Official figures show that investment in fixed assets rose 29 percent year-on-year for the first quarter in Zhejiang, while power consumption in high-energy sectors such as the chemical industry and non-ferrous metal production climbed 20 percent.

In Jiangsu, power consumption in industrial sectors jumped 23 percent in February year-on-year, as important industrial cities including Changzhou, Yancheng, Yangzhou and Lianyungang reported more than a 30 percent surge in electricity for industrial use.

Remedies

The National Development and Reform Commission has raised the electricity price in 16 provinces, making an average increase of 0.012 yuan a kWh for industrial use. The pricing of electricity in China is subject to approval of the central government.

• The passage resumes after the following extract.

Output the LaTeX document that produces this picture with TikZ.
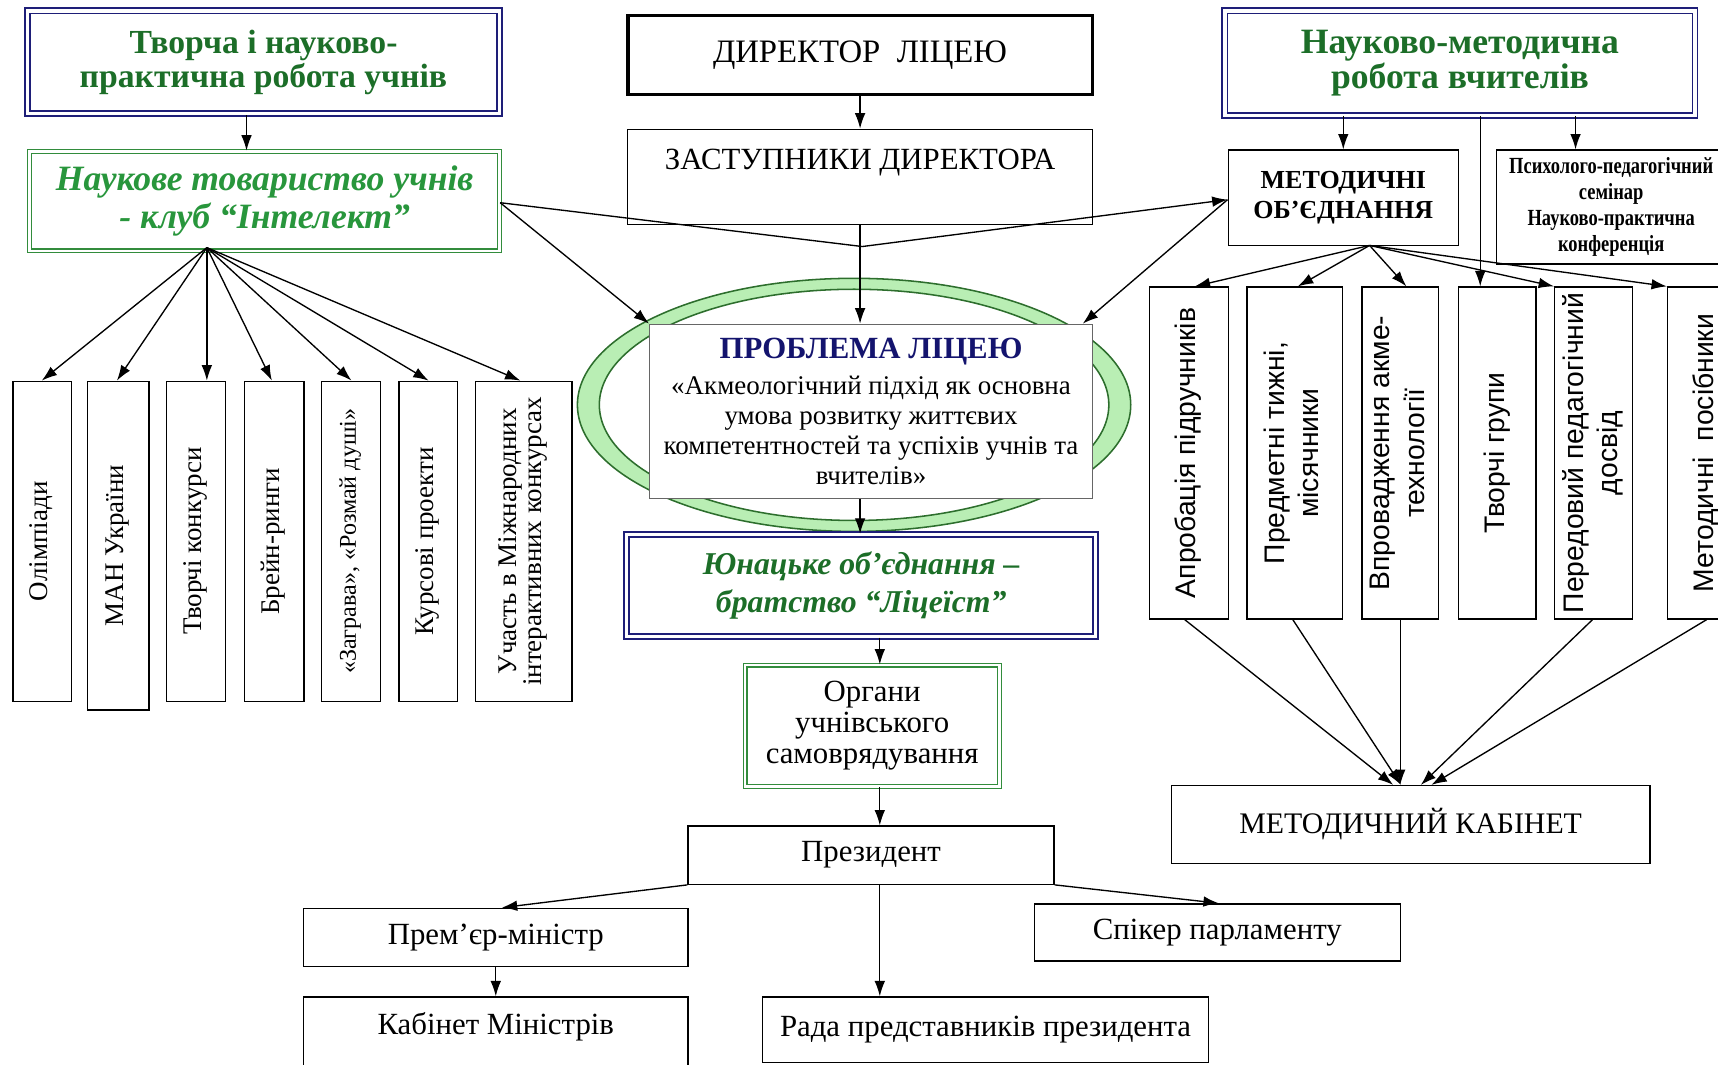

The old electricity price was not adequate in an age of skyrocketing costs for coal, and the power shortage reflects that, said Zhou Dadi, vice-director of China Energy Research Society. And it's time to optimize the mechanism so it synthesizes the primary energy price and sales price, Zhou said.

For power plants, a comprehensive energy production and logistic system is perhaps a more plausible and beneficial approach in the long run, since raising electricity prices is largely not realistic and would greatly affect other industries.

Local government, for example, could make plans to ensure coal storage and provide stipends to power plants in case the money allocated to buy coal runs short, said China Electricity Council's Xue.

The shipment of coal could be made easier, reducing costs, if governments gave subsidies to power plants on coal delivery.

Constructing new power projects would be a solution to the power shortage, experts said. Power projects, especially a number of large and medium-scale hydropower projects, could considerably narrow the demand-supply gap. Developing efficient nuclear power under the premise of ensured safety would also help.

Also, the nation should continue to tightly control the development of high-energy-consuming sectors and highly polluting industries, pursuing a new growth approach, the experts said.

Local governments thus face a quandary: Can they maintain robust economic growth if it means losing the old, power-hungry economic growth engines?

"We understand that the government favors the high-tech industries and tries not to hurt them in the power crunch," Henghui's Xu said. "But the government should be cautious that industries such as chemical fiber still have a large production capacity and contribute a lot to local economy."